Interviews - Four interviews are featured, including Antoine de Caunes (the presenter of Eurotrash and an established cyclist, actor and director in his own right), singer “M”, artist Michel Ocelot and American animator Bill Plymton (who speaks in English with French subtitles). They essentially give their opinions of Les Triplettes de Belleville, which are often quite interesting.
Making of the music video – featurette - This relatively uninteresting 3-minute featurette shows how the music video (on Disc 1) was created.
TV featurette - Running for approximately 6 minutes, this made-for-TV promotional piece is quite interesting for the amount of rough animation it shows, as well as the cramped working conditions of the animators’ Montréal office.
3 scenes with commentary - It’s a shame Sylvain Chomet didn’t record a feature-length commentary, as he had plenty to say about the three scenes provided here: the black and white opening, the Triplettes’ nightclub performance, and a scene near the start that runs after Madame Souza and Champion return home from a night of training. Chomet talks a lot about technique and the atmosphere of each piece, but once again I’m afraid my French simply isn’t good enough to catch everything he says.
Gallery - This gallery is more than a little pointless, since the images all have an annoying interlaced TV effect overlaid on top of them.
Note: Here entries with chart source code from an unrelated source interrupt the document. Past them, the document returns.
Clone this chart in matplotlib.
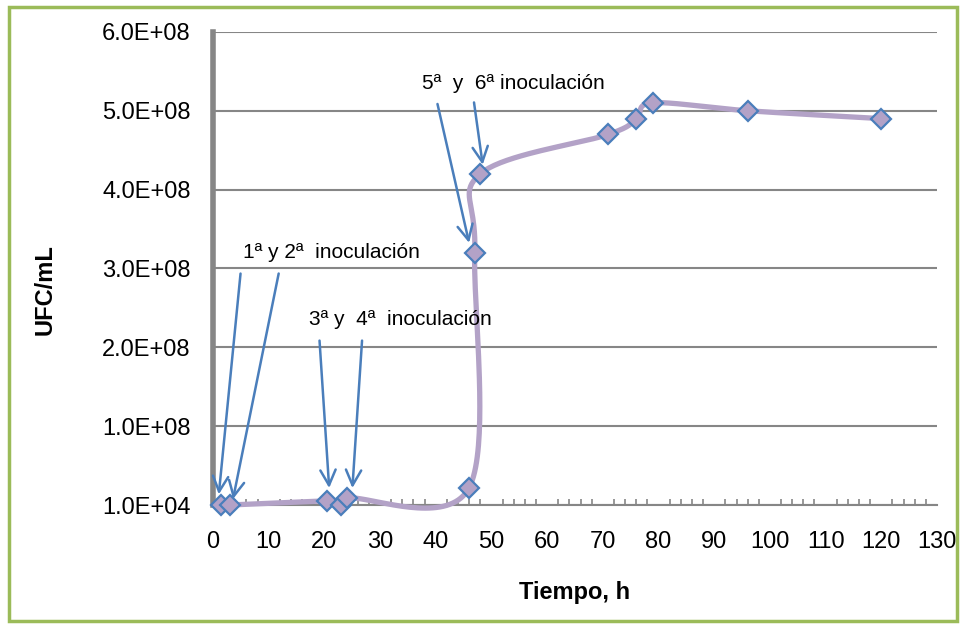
import numpy as np
import matplotlib.pyplot as plt
from matplotlib.patches import Rectangle
from matplotlib.ticker import MultipleLocator, FixedLocator

# Datos
tiempo = [1.5, 3, 20.5, 23, 24, 46, 47, 48, 71, 76, 79, 96, 120]
ufc = [1e4, 1e4, 5e6, 1e4, 9e6, 2.2e7, 3.2e8, 4.2e8, 4.7e8, 4.9e8, 5.1e8, 5.0e8, 4.9e8]

y_ticks = [1e4 + k * 1e8 for k in range(7)]
x_ticks = list(range(0, 131, 10))

# Anotaciones: texto, posicion, y flechas (cola -> punta)
notas = ['1ª y 2ª  inoculación', '3ª y  4ª  inoculación', '5ª  y  6ª inoculación']
notas_xy = [(5.4, 3.2e8), (17.3, 2.35e8), (37.6, 5.34e8)]
flechas_cola = [(5.0, 2.97e8), (11.9, 2.97e8), (19.1, 2.12e8), (26.8, 2.12e8), (40.2, 5.12e8), (46.8, 5.14e8)]
flechas_punta = [(1.0, 0.1e8), (3.5, 0.04e8), (20.9, 0.18e8), (25.0, 0.18e8), (46.1, 3.29e8), (48.5, 4.28e8)]

FONT = ['Liberation Sans Narrow', 'Liberation Sans', 'DejaVu Sans']
FONT_B = ['Liberation Sans', 'DejaVu Sans']


def smooth_curve(xs, ys, n=40):
    # Bezier suavizado tipo Excel (Catmull-Rom)
    p = np.column_stack([xs, ys]).astype(float)
    out = []
    for i in range(len(p) - 1):
        p0 = p[i - 1] if i > 0 else p[i]
        p3 = p[i + 2] if i + 2 < len(p) else p[i + 1]
        c1 = p[i] + (p[i + 1] - p0) / 6
        c2 = p[i + 1] - (p3 - p[i]) / 6
        t = np.linspace(0, 1, n)[:, None]
        seg = ((1 - t) ** 3) * p[i] + 3 * ((1 - t) ** 2) * t * c1 + 3 * (1 - t) * t ** 2 * c2 + t ** 3 * p[i + 1]
        out.append(seg)
    out = np.vstack(out)
    return out[:, 0], out[:, 1]


fig = plt.figure(figsize=(9.68, 6.25), dpi=100)
ax = fig.add_axes([0.220, 0.192, 0.748, 0.757])

sx, sy = smooth_curve(tiempo, ufc)
ax.plot(sx, sy, color='#B3A2C7', lw=3.8, solid_capstyle='round', zorder=3, clip_on=False)
ax.plot(tiempo, ufc, ls='none', marker='D', ms=10.5, mfc='#B3A2C7', mec='#4A7EBB', mew=1.6,
        zorder=4, clip_on=False)

for cola, punta in zip(flechas_cola, flechas_punta):
    ax.annotate('', xy=punta, xytext=cola,
                arrowprops=dict(arrowstyle='->,head_length=1.1,head_width=0.55', color='#4A7EBB', lw=1.8),
                zorder=5)
for txt, xy in zip(notas, notas_xy):
    ax.text(xy[0], xy[1], txt, fontsize=15, family=FONT, va='center', ha='left', zorder=6)

ax.set_xlim(0, 130)
ax.set_ylim(1e4, 6.0001e8)
ax.yaxis.set_major_locator(FixedLocator(y_ticks))
ax.set_yticklabels(['{:.1E}'.format(v) for v in y_ticks], family=FONT, fontsize=17)
ax.set_xticks(x_ticks)
ax.set_xticklabels([str(v) for v in x_ticks], family=FONT, fontsize=17)
ax.xaxis.set_minor_locator(MultipleLocator(2))
ax.tick_params(axis='x', which='major', length=0, pad=19)
ax.tick_params(axis='x', which='minor', direction='in', length=4, width=1.2, color='#868686')
ax.tick_params(axis='y', length=0, pad=16)

ax.grid(axis='y', color='#868686', lw=1.5)
ax.set_axisbelow(True)
for s in ['top', 'right']:
    ax.spines[s].set_visible(False)
ax.spines['left'].set_color('#868686')
ax.spines['left'].set_linewidth(4)
ax.spines['bottom'].set_color('#868686')
ax.spines['bottom'].set_linewidth(1.5)

fig.text(45 / 968, 1 - 290 / 625, 'UFC/mL', rotation=90, fontsize=17, fontweight='bold',
         family=FONT_B, ha='center', va='center')
fig.text(575 / 968, 1 - 593 / 625, 'Tiempo, h', fontsize=17, fontweight='bold',
         family=FONT_B, ha='center', va='center')

fig.patches.append(Rectangle((9 / 968, 1 - 621 / 625), 948 / 968, 614 / 625, transform=fig.transFigure,
                             fill=False, edgecolor='#9BBB59', lw=2.5))

fig.savefig('out.png', dpi=100)
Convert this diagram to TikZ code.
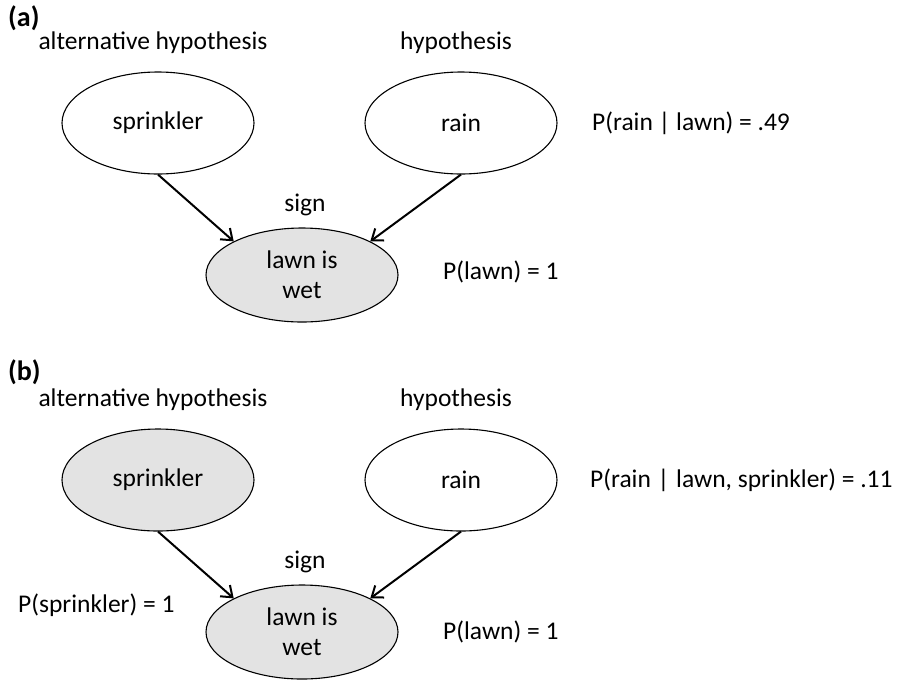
\documentclass[tikz,border=0pt]{standalone}
\usepackage{fontspec}
\setmainfont{Carlito}
\usetikzlibrary{arrows.meta,shapes.geometric}

\tikzset{
	var/.style={ellipse, draw, line width=1.1pt, minimum width=192pt, minimum height=102pt, font=\fontsize{25.5}{30}\selectfont, align=center},
	obs/.style={var, fill=gray!22},
	lbl/.style={font=\fontsize{25.5}{30}\selectfont, inner sep=0pt},
	panel/.style={font=\fontsize{28}{30}\selectfont\bfseries, inner sep=0pt, anchor=west},
	edge/.style={line width=2pt, -{Straight Barb[length=10pt,width=15pt,line width=2pt]}},
}

\begin{document}
\begin{tikzpicture}[x=1pt,y=-1pt]
	\useasboundingbox (0,0) rectangle (899,681);
	% (a) only the sign is known
	\node[panel] (panA) at (8,18) {(a)};
	\node[lbl] (altA) at (153,43) {alternative hypothesis};
	\node[lbl] (hypA) at (456,43) {hypothesis};
	\node[var] (sprA) at (158,123) {sprinkler};
	\node[var] (rainA) at (461,123) {rain};
	\node[obs, minimum height=94pt] (lawnA) at (302,275) {lawn is\\wet};
	\node[lbl] (signA) at (305,205) {sign};
	\node[lbl, anchor=west] (pRainA) at (592,123) {P(rain | lawn) = .49};
	\node[lbl, anchor=west] (pLawnA) at (443,272) {P(lawn) = 1};
	\draw[edge] (sprA.south) -- (lawnA.north west);
	\draw[edge] (rainA.south) -- (lawnA.north east);

	% (b) sprinkler is known too
	\node[panel] (panB) at (8,372) {(b)};
	\node[lbl] (altB) at (153,400) {alternative hypothesis};
	\node[lbl] (hypB) at (456,400) {hypothesis};
	\node[obs] (sprB) at (158,480) {sprinkler};
	\node[var] (rainB) at (461,480) {rain};
	\node[obs, minimum height=94pt] (lawnB) at (302,632) {lawn is\\wet};
	\node[lbl] (signB) at (305,562) {sign};
	\node[lbl, anchor=west] (pRainB) at (590,480) {P(rain\hspace{1pt} |\hspace{1pt} lawn, sprinkler) = .11};
	\node[lbl, anchor=west] (pSprB) at (18,605) {P(sprinkler) = 1};
	\node[lbl, anchor=west] (pLawnB) at (443,632) {P(lawn) = 1};
	\draw[edge] (sprB.south) -- (lawnB.north west);
	\draw[edge] (rainB.south) -- (lawnB.north east);
\end{tikzpicture}
\end{document}
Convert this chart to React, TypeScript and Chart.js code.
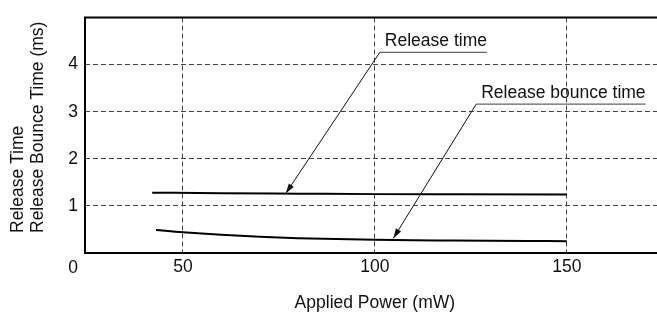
import { useEffect, useRef } from 'react';
import { Chart, registerables } from 'chart.js';

Chart.register(...registerables);

// ---- Data ----
const releasePower = [42, 60, 80, 100, 120, 150];
const releaseTime = [1.28, 1.27, 1.26, 1.25, 1.245, 1.24];
const bouncePower = [43, 50, 60, 70, 80, 90, 100, 110, 120, 130, 140, 150];
const bounceTime = [0.49, 0.44, 0.385, 0.345, 0.315, 0.295, 0.28, 0.27, 0.265, 0.26, 0.255, 0.25];
const xTicks = [50, 100, 150];
const yTicks = [0, 1, 2, 3, 4];
const xTitle = 'Applied Power (mW)';
const yTitleLines = ['Release Time', 'Release Bounce Time (ms)'];
const originLabel = '0';
const calloutLabels = ['Release time', 'Release bounce time'];
const calloutAnchorX = [101.3, 126.4];
const calloutAnchorY = [4.26, 3.16];
const calloutTipX = [76.8, 104.8];
const calloutTipY = [1.265, 0.31];

const FONT = "'Liberation Sans', Arial, Helvetica, sans-serif";
const FONT_SIZE = 17.5;

const decorPlugin = {
  id: 'decor',
  afterDatasetsDraw(chart: any) {
    const { ctx, chartArea } = chart;
    const xs = chart.scales.x;
    const ys = chart.scales.y;
    ctx.save();
    // frame: top, left, bottom
    ctx.strokeStyle = '#000';
    ctx.lineWidth = 2;
    ctx.setLineDash([]);
    ctx.beginPath();
    ctx.moveTo(chart.width, chartArea.top);
    ctx.lineTo(chartArea.left, chartArea.top);
    ctx.lineTo(chartArea.left, chartArea.bottom);
    ctx.lineTo(chart.width, chartArea.bottom);
    ctx.stroke();

    // callouts
    ctx.font = `${FONT_SIZE}px ${FONT}`;
    ctx.textAlign = 'left';
    ctx.textBaseline = 'alphabetic';
    for (let i = 0; i < calloutLabels.length; i++) {
      const ax = xs.getPixelForValue(calloutAnchorX[i]);
      const ay = ys.getPixelForValue(calloutAnchorY[i]);
      const tx = xs.getPixelForValue(calloutTipX[i]);
      const ty = ys.getPixelForValue(calloutTipY[i]);
      const textX = ax + 5;
      const w = ctx.measureText(calloutLabels[i]).width;
      ctx.fillStyle = '#111';
      ctx.fillText(calloutLabels[i], textX, ay - 6.5);
      // underline
      ctx.strokeStyle = '#666';
      ctx.lineWidth = 1.2;
      ctx.beginPath();
      ctx.moveTo(ax, ay);
      ctx.lineTo(textX + w, ay);
      ctx.stroke();
      // arrow shaft
      ctx.strokeStyle = '#111';
      ctx.lineWidth = 1;
      ctx.beginPath();
      ctx.moveTo(ax, ay);
      ctx.lineTo(tx, ty);
      ctx.stroke();
      // arrow head
      const ang = Math.atan2(ty - ay, tx - ax);
      const L = 10, H = 3;
      ctx.fillStyle = '#111';
      ctx.beginPath();
      ctx.moveTo(tx, ty);
      ctx.lineTo(tx - L * Math.cos(ang) + H * Math.sin(ang), ty - L * Math.sin(ang) - H * Math.cos(ang));
      ctx.lineTo(tx - L * Math.cos(ang) - H * Math.sin(ang), ty - L * Math.sin(ang) + H * Math.cos(ang));
      ctx.closePath();
      ctx.fill();
    }

    // axis titles
    ctx.fillStyle = '#111';
    ctx.textAlign = 'center';
    ctx.textBaseline = 'alphabetic';
    const midX = (xs.getPixelForValue(xTicks[0]) + xs.getPixelForValue(xTicks[xTicks.length - 1])) / 2;
    ctx.fillText(xTitle, midX, 308);

    const yStart = chartArea.bottom - 20;
    yTitleLines.forEach((line, i) => {
      ctx.save();
      ctx.translate(18 + i * 20, yStart);
      ctx.rotate(-Math.PI / 2);
      ctx.textAlign = 'left';
      ctx.textBaseline = 'middle';
      ctx.fillText(line, 0, 0);
      ctx.restore();
    });

    // origin label
    ctx.textAlign = 'right';
    ctx.textBaseline = 'middle';
    ctx.fillText(originLabel, chartArea.left - 7, chartArea.bottom + 15);
    ctx.restore();
  },
};

export default function App() {
  const ref = useRef<HTMLCanvasElement>(null);
  useEffect(() => {
    if (!ref.current) return;
    const chart = new Chart(ref.current, {
      type: 'line',
      data: {
        datasets: [
          {
            label: 'Release time',
            data: releasePower.map((x, i) => ({ x, y: releaseTime[i] })),
            borderColor: '#000',
            borderWidth: 2,
            pointRadius: 0,
            cubicInterpolationMode: 'monotone',
            fill: false,
          },
          {
            label: 'Release bounce time',
            data: bouncePower.map((x, i) => ({ x, y: bounceTime[i] })),
            borderColor: '#000',
            borderWidth: 2,
            pointRadius: 0,
            cubicInterpolationMode: 'monotone',
            fill: false,
          },
        ],
      },
      options: {
        animation: false,
        responsive: false,
        maintainAspectRatio: false,
        layout: { padding: { top: 8.5, left: 0, right: 0, bottom: 0 } },
        plugins: { legend: { display: false }, tooltip: { enabled: false } },
        scales: {
          x: {
            type: 'linear',
            min: 24.5,
            max: 173.5,
            afterBuildTicks: (s: any) => { s.ticks = xTicks.map((v) => ({ value: v })); },
            afterFit: (s: any) => { s.height = 62; },
            ticks: {
              color: '#111',
              padding: 4,
              font: { family: FONT, size: FONT_SIZE },
              callback: (v: any) => String(v),
            },
            grid: { color: '#444', lineWidth: 1, drawTicks: false },
            border: { display: false, dash: [5, 3] },
          },
          y: {
            type: 'linear',
            min: 0,
            max: 5,
            afterBuildTicks: (s: any) => { s.ticks = yTicks.map((v) => ({ value: v })); },
            afterFit: (s: any) => { s.width = 85; },
            ticks: {
              color: '#111',
              padding: 7,
              font: { family: FONT, size: FONT_SIZE },
              callback: (v: any) => (v === 0 ? '' : String(v)),
            },
            grid: {
              color: (c: any) => (c.tick && c.tick.value === 0 ? 'rgba(0,0,0,0)' : '#444'),
              lineWidth: 1,
              drawTicks: false,
            },
            border: { display: false, dash: [5, 3] },
          },
        },
      },
      plugins: [decorPlugin],
    } as any);
    return () => chart.destroy();
  }, []);
  return (
    <div style={{ position: 'fixed', left: 0, top: 0, width: 657, height: 315, background: '#fff' }}>
      <canvas ref={ref} width={657} height={315} style={{ display: 'block' }} />
    </div>
  );
}
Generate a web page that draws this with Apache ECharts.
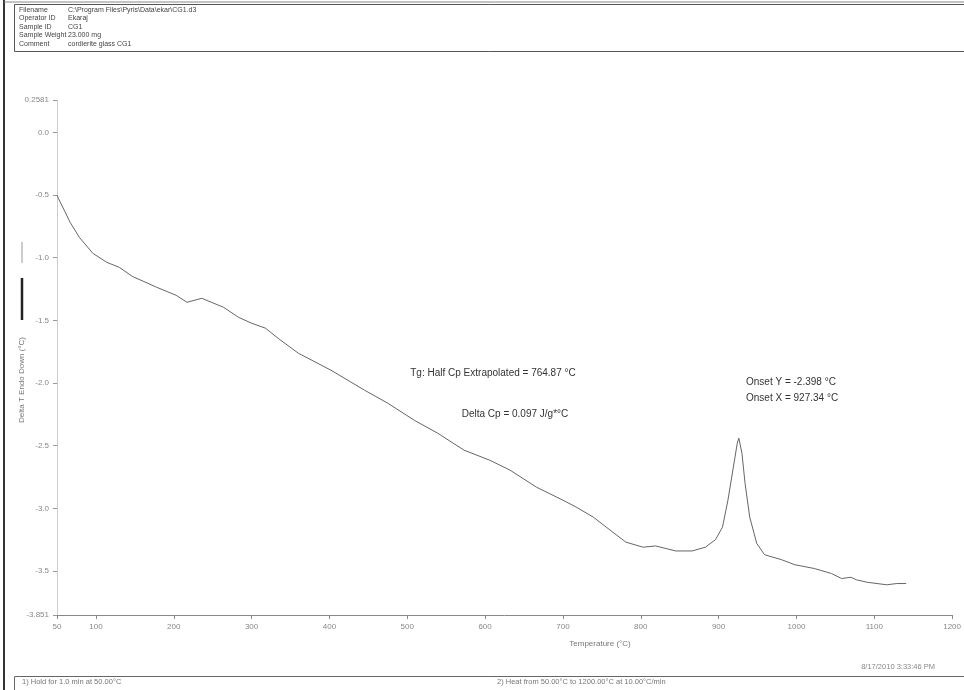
<!DOCTYPE html>
<html>
<head>
<meta charset="utf-8">
<title>CG1 DTA</title>
<script src="https://cdn.jsdelivr.net/npm/echarts@6/dist/echarts.min.js"></script>
<style>
  html, body { margin: 0; padding: 0; background: #fff; }
  #chart { width: 964px; height: 690px; }
</style>
</head>
<body>
<div id="chart"></div>
<script>
// Heating run of cordierite glass CG1: temperature (°C) vs Delta T (°C)
const temperature = [50, 52, 60, 67, 79, 96, 114, 130, 147, 178, 203, 217, 236, 264, 283, 300, 318, 334,
  360, 402, 445, 475, 509, 539, 573, 606, 632, 666, 700, 717, 739, 764, 781, 803, 819, 845, 866,
  883, 896, 905, 912, 919, 924, 926, 930, 934, 940, 949, 959, 981, 998, 1023, 1045, 1058, 1070,
  1077, 1091, 1116, 1129, 1141];
const deltaT = [-0.50, -0.53, -0.63, -0.72, -0.84, -0.965, -1.037, -1.077, -1.15, -1.236, -1.30, -1.356,
  -1.324, -1.396, -1.475, -1.523, -1.563, -1.643, -1.762, -1.898, -2.057, -2.161, -2.297, -2.40,
  -2.536, -2.616, -2.695, -2.831, -2.935, -2.99, -3.07, -3.19, -3.27, -3.31, -3.30, -3.34, -3.34,
  -3.31, -3.25, -3.15, -2.935, -2.67, -2.48, -2.44, -2.56, -2.80, -3.07, -3.28, -3.37, -3.41,
  -3.45, -3.48, -3.52, -3.56, -3.55, -3.57, -3.59, -3.61, -3.60, -3.60];

// Axis ticks
const xTicks = [50, 100, 200, 300, 400, 500, 600, 700, 800, 900, 1000, 1100, 1200];
const yTicks = [0.2581, 0.0, -0.5, -1.0, -1.5, -2.0, -2.5, -3.0, -3.5, -3.851];

// Header / footer text
const headerLabels = ['Filename', 'Operator ID', 'Sample ID', 'Sample Weight', 'Comment'];
const headerValues = ['C:\\Program Files\\Pyris\\Data\\ekar\\CG1.d3', 'Ekaraj', 'CG1', '23.000 mg', 'cordierite glass CG1'];
const methodSteps = ['1) Hold for 1.0 min at 50.00°C', '2) Heat from 50.00°C to 1200.00°C at 10.00°C/min'];
const timestamp = '8/17/2010 3:33:46 PM';
const annotations = [
  'Tg: Half Cp Extrapolated = 764.87 °C',
  'Delta Cp = 0.097 J/g*°C',
  'Onset Y = -2.398 °C',
  'Onset X = 927.34 °C'
];

const FONT = '"Liberation Sans", Arial, sans-serif';
const chart = echarts.init(document.getElementById('chart'), null, { renderer: 'canvas' });

function fmtY(v) {
  if (Math.abs(v * 2 - Math.round(v * 2)) < 1e-9) return v.toFixed(1);
  return String(v);
}

const graphics = [];
// page frame
graphics.push({ type: 'line', shape: { x1: 4, y1: 0, x2: 4, y2: 690 }, style: { stroke: '#333', lineWidth: 2 } });
graphics.push({ type: 'line', shape: { x1: 4, y1: 2, x2: 964, y2: 2 }, style: { stroke: '#888', lineWidth: 1 } });
// header box
graphics.push({ type: 'rect', shape: { x: 14.5, y: 4.5, width: 960, height: 47 }, style: { fill: 'none', stroke: '#555', lineWidth: 1 } });
headerLabels.forEach((t, i) => {
  graphics.push({ type: 'text', x: 19, y: 10 + i * 8.5, style: { text: t, font: '7px ' + FONT, fill: '#444', textVerticalAlign: 'middle' } });
  graphics.push({ type: 'text', x: 68, y: 10 + i * 8.5, style: { text: headerValues[i], font: '7px ' + FONT, fill: '#444', textVerticalAlign: 'middle' } });
});
// footer box
graphics.push({ type: 'rect', shape: { x: 14.5, y: 676.5, width: 960, height: 14 }, style: { fill: 'none', stroke: '#666', lineWidth: 1 } });
graphics.push({ type: 'text', x: 22, y: 682, style: { text: methodSteps[0], font: '7.5px ' + FONT, fill: '#777', textVerticalAlign: 'middle' } });
graphics.push({ type: 'text', x: 497, y: 682, style: { text: methodSteps[1], font: '7.5px ' + FONT, fill: '#777', textVerticalAlign: 'middle' } });
graphics.push({ type: 'text', x: 935, y: 667, style: { text: timestamp, font: '7.5px ' + FONT, fill: '#888', textAlign: 'right', textVerticalAlign: 'middle' } });
// axis titles
graphics.push({ type: 'text', x: 600, y: 644, style: { text: 'Temperature (°C)', font: '8px ' + FONT, fill: '#777', textAlign: 'center', textVerticalAlign: 'middle' } });
graphics.push({ type: 'text', x: 22, y: 380, rotation: Math.PI / 2, style: { text: 'Delta T Endo Down (°C)', font: '8px ' + FONT, fill: '#777', textAlign: 'center', textVerticalAlign: 'middle' } });
// series key beside the y title
graphics.push({ type: 'line', shape: { x1: 22, y1: 242, x2: 22, y2: 263 }, style: { stroke: '#999', lineWidth: 1 } });
graphics.push({ type: 'line', shape: { x1: 22, y1: 278, x2: 22, y2: 320 }, style: { stroke: '#222', lineWidth: 2.5 } });
// analysis results
graphics.push({ type: 'text', x: 493, y: 373, style: { text: annotations[0], font: '10px ' + FONT, fill: '#333', textAlign: 'center', textVerticalAlign: 'middle' } });
graphics.push({ type: 'text', x: 515, y: 414, style: { text: annotations[1], font: '10px ' + FONT, fill: '#333', textAlign: 'center', textVerticalAlign: 'middle' } });
graphics.push({ type: 'text', x: 746, y: 382, style: { text: annotations[2], font: '10px ' + FONT, fill: '#333', textVerticalAlign: 'middle' } });
graphics.push({ type: 'text', x: 746, y: 398, style: { text: annotations[3], font: '10px ' + FONT, fill: '#333', textVerticalAlign: 'middle' } });

chart.setOption({
  animation: false,
  backgroundColor: '#fff',
  grid: { left: 57, right: 6, top: 100, bottom: 75 },
  xAxis: {
    type: 'value',
    min: 50,
    max: 1200,
    splitLine: { show: false },
    axisLine: { onZero: false, lineStyle: { color: '#888', width: 1 } },
    axisTick: { customValues: xTicks, length: 4, lineStyle: { color: '#888' } },
    axisLabel: { customValues: xTicks, margin: 8, color: '#888', fontSize: 8, fontFamily: FONT, formatter: v => String(v) }
  },
  yAxis: {
    type: 'value',
    min: -3.851,
    max: 0.2581,
    splitLine: { show: false },
    axisLine: { show: true, onZero: false, lineStyle: { color: '#ccc', width: 1 } },
    axisTick: { customValues: yTicks, length: 4, lineStyle: { color: '#999' } },
    axisLabel: { customValues: yTicks, margin: 8, color: '#888', fontSize: 8, fontFamily: FONT, formatter: fmtY }
  },
  series: [{
    type: 'line',
    data: temperature.map((t, i) => [t, deltaT[i]]),
    showSymbol: false,
    smooth: false,
    lineStyle: { color: '#666', width: 1 }
  }],
  graphic: graphics
});
</script>
</body>
</html>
I believe higher quality versions of most of these images can be found on the film’s official web site, anyway.
Teaser trailer - A 38-second teaser, which I had not seen until now.
Les Triplettes de Belleville is a very enchanting film and one that fans of animation should definitely check out. This French special edition is pretty good, but bear in mind that no English subtitles are provided, so if you don’t speak French reasonably well (a number of the people interviewed in the bonus features speak very quickly and not very clearly) you would be advised to buy the UK release from Tartan. I have not had the chance to view that release, but because of their track record, I would advise potential customers to wait until reviews begin to appear.